I often think I would like to write more often as I find it so cathartic . But I just don’t have enough to write about each day and I know I don’t have that many followers on this blog so really I think sometimes I’m just writing to release some thoughts. That’s the purpose of today’s blog. Here are some random thoughts.
1. I’m enjoying the new me. It’s taken me a while to feel comfy in my new skin but I am getting there. Lower key me, more relaxed , less rules, more weight :). Since my stress fractures and all the time off I’ve gained some extra weight and as much as it’s been a bit mentally hard to feel tighter clothes and more weight when I’m running, I know this is healthier for me and to be truly honest I feel stronger, less fragile and happier. A work in progress and let’s just say I’d gotten carried away for a bit there. I intend to keep it in balance and keep everything in better perspective. A stronger athlete needs to have this to succeed and stay injury free.
2. I love who my daughter is becoming. I think this goes along with the more relaxed me, too . She’s 11. She’s such a free spirit as many kids are but also has this intense side of her. A true combo of my husband and I. Can you guess which is which ? Ha yah not hard. She’s maturing, respecting the expectations more and working harder in school . She’s a smart kid but thought she could get by without really putting in the work. Till she failed a test. Since that day about 3 weeks ago she’s been doing work ahead of due dates, studying for tests and putting effort into her assignments. And LO and behold she’s produced some awesome results. She’s sweet, caring and helpful. Yes I still need to beg her to clean her room , brush her hair and take showers but over the last few months I have seen this little tween emerge. I hope the next few teen years go as smoothly ( although I won’t be in total denial that there will be bumps along the way)!
3. Lowering my running expectations is hard. Before I had my stress fractures I was running really well. However I think I was always running faster in training than I should have been . “Easy ” runs were the same pace as my regular runs as my tempo runs which were probably more like speed workouts and those were like races.
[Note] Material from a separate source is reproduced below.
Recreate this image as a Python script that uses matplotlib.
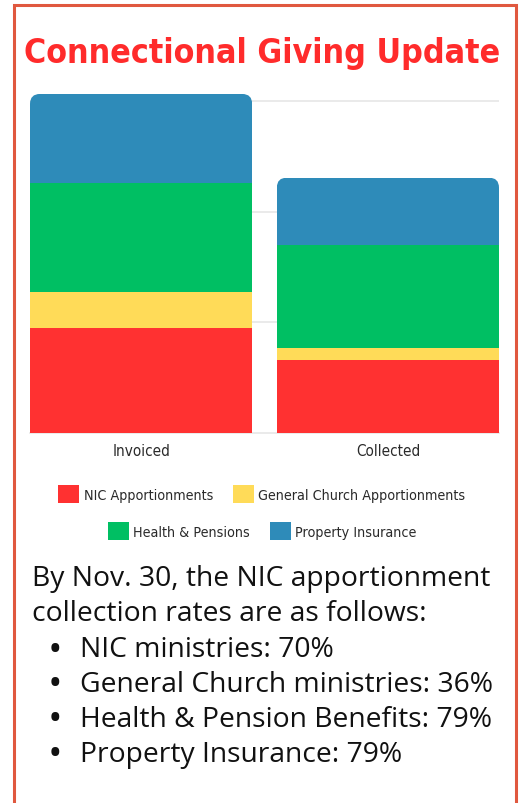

So you get my point? I was never good at easy. I think this too contributed to the problem! So now that I am trying hard to run more relaxed I get anxious that it’s not as fast as before. Then I need to talk myself down from that and say…..Hey if you were running as you should have before on easy days you are likely getting closer to that pace! Also I’m trying hard not to get too worked up about my pace as this time of year is for base building anyway. My ego is getting better at going slower and my body is also thanking me. My foot expansion is getting a bit worse but it will be a reminder that long run days are done for me if I want to be able to wear shoes :). Frustrating a bit but it will be a trade off and one I will need to continually reassess.
Well that’s all for today I think. I have been wanting to journal my thoughts for the last couple of weeks and life has been a tad busy so I feel good that I got some of these thoughts down and am okay to share them. Honesty is so hard sometimes especially in blogging where so many people’s lives look so perfect.
Have a wonderful week! I can’t believe the last month of 2014 is almost upon us. The next post will likely be a 2015 Goal setting one!
You look great!
I know exactly how you feel with coming back from a stress fracture. I view it as an off season re: weight gain. We often race at less that we naturally are, so I view it as a chance for my body to have a breather (at least that is what I tell the scale!)
All the best as you have a healthy return to running!
Yes exactly….I know . And thanks . You too!